▶ **What you need to do**
Transcribe the whole listing without a single picture.

▶ **Provided material**
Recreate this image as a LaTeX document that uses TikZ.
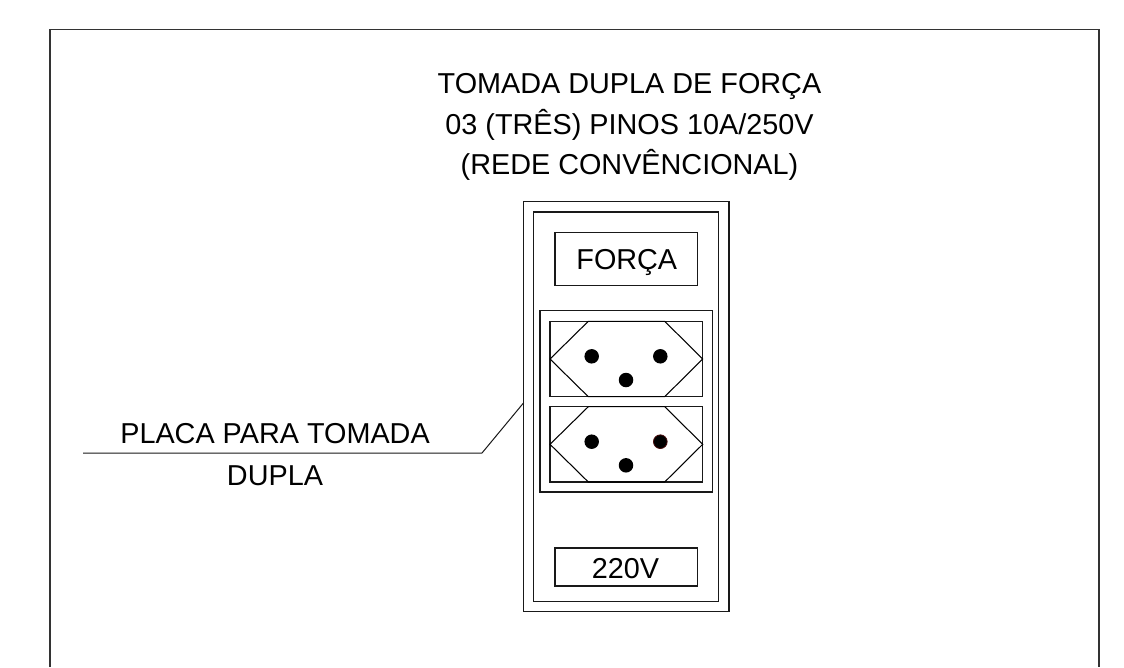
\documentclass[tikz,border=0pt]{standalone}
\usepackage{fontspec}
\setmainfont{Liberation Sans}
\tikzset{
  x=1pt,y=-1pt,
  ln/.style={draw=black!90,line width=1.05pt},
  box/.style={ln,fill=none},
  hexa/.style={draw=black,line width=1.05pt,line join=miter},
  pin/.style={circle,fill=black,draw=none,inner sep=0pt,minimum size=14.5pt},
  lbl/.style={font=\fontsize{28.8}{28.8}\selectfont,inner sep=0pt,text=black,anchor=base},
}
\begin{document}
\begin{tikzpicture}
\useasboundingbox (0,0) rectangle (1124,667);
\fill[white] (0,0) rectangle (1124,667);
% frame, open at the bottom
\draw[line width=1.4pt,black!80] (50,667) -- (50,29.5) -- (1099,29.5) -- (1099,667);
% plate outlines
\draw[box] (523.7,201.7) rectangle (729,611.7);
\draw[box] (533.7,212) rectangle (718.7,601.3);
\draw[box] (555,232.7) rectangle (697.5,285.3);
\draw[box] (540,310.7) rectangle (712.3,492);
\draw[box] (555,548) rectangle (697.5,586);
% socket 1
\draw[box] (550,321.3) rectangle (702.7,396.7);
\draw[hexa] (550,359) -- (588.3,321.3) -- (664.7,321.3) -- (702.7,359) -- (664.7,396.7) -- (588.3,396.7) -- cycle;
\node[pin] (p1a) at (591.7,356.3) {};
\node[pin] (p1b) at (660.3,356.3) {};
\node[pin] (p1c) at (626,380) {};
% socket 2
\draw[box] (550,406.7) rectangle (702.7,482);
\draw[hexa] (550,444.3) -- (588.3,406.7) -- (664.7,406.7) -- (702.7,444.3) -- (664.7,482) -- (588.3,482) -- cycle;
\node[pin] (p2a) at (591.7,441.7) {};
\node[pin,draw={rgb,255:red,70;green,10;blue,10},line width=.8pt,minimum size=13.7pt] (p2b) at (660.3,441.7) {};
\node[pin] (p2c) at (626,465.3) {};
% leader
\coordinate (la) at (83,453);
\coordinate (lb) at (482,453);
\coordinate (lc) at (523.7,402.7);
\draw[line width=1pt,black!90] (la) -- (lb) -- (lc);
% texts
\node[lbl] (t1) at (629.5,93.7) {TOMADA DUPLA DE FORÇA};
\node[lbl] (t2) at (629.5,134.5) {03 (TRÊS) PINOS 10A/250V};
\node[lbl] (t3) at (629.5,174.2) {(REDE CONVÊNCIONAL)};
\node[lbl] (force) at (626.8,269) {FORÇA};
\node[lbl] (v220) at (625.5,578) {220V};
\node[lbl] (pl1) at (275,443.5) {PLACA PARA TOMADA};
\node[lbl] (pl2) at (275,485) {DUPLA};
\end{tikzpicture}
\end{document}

▶ **Answer to the task**
Recreate this image as a LaTeX document that uses TikZ.
\documentclass[tikz,border=0pt]{standalone}
\usepackage{fontspec}
\setmainfont{Liberation Sans}
\tikzset{
  x=1pt,y=-1pt,
  ln/.style={draw=black!90,line width=1.05pt},
  box/.style={ln,fill=none},
  hexa/.style={draw=black,line width=1.05pt,line join=miter},
  pin/.style={circle,fill=black,draw=none,inner sep=0pt,minimum size=14.5pt},
  lbl/.style={font=\fontsize{28.8}{28.8}\selectfont,inner sep=0pt,text=black,anchor=base},
}
\begin{document}
\begin{tikzpicture}
\useasboundingbox (0,0) rectangle (1124,667);
\fill[white] (0,0) rectangle (1124,667);
% frame, open at the bottom
\draw[line width=1.4pt,black!80] (50,667) -- (50,29.5) -- (1099,29.5) -- (1099,667);
% plate outlines
\draw[box] (523.7,201.7) rectangle (729,611.7);
\draw[box] (533.7,212) rectangle (718.7,601.3);
\draw[box] (555,232.7) rectangle (697.5,285.3);
\draw[box] (540,310.7) rectangle (712.3,492);
\draw[box] (555,548) rectangle (697.5,586);
% socket 1
\draw[box] (550,321.3) rectangle (702.7,396.7);
\draw[hexa] (550,359) -- (588.3,321.3) -- (664.7,321.3) -- (702.7,359) -- (664.7,396.7) -- (588.3,396.7) -- cycle;
\node[pin] (p1a) at (591.7,356.3) {};
\node[pin] (p1b) at (660.3,356.3) {};
\node[pin] (p1c) at (626,380) {};
% socket 2
\draw[box] (550,406.7) rectangle (702.7,482);
\draw[hexa] (550,444.3) -- (588.3,406.7) -- (664.7,406.7) -- (702.7,444.3) -- (664.7,482) -- (588.3,482) -- cycle;
\node[pin] (p2a) at (591.7,441.7) {};
\node[pin,draw={rgb,255:red,70;green,10;blue,10},line width=.8pt,minimum size=13.7pt] (p2b) at (660.3,441.7) {};
\node[pin] (p2c) at (626,465.3) {};
% leader
\coordinate (la) at (83,453);
\coordinate (lb) at (482,453);
\coordinate (lc) at (523.7,402.7);
\draw[line width=1pt,black!90] (la) -- (lb) -- (lc);
% texts
\node[lbl] (t1) at (629.5,93.7) {TOMADA DUPLA DE FORÇA};
\node[lbl] (t2) at (629.5,134.5) {03 (TRÊS) PINOS 10A/250V};
\node[lbl] (t3) at (629.5,174.2) {(REDE CONVÊNCIONAL)};
\node[lbl] (force) at (626.8,269) {FORÇA};
\node[lbl] (v220) at (625.5,578) {220V};
\node[lbl] (pl1) at (275,443.5) {PLACA PARA TOMADA};
\node[lbl] (pl2) at (275,485) {DUPLA};
\end{tikzpicture}
\end{document}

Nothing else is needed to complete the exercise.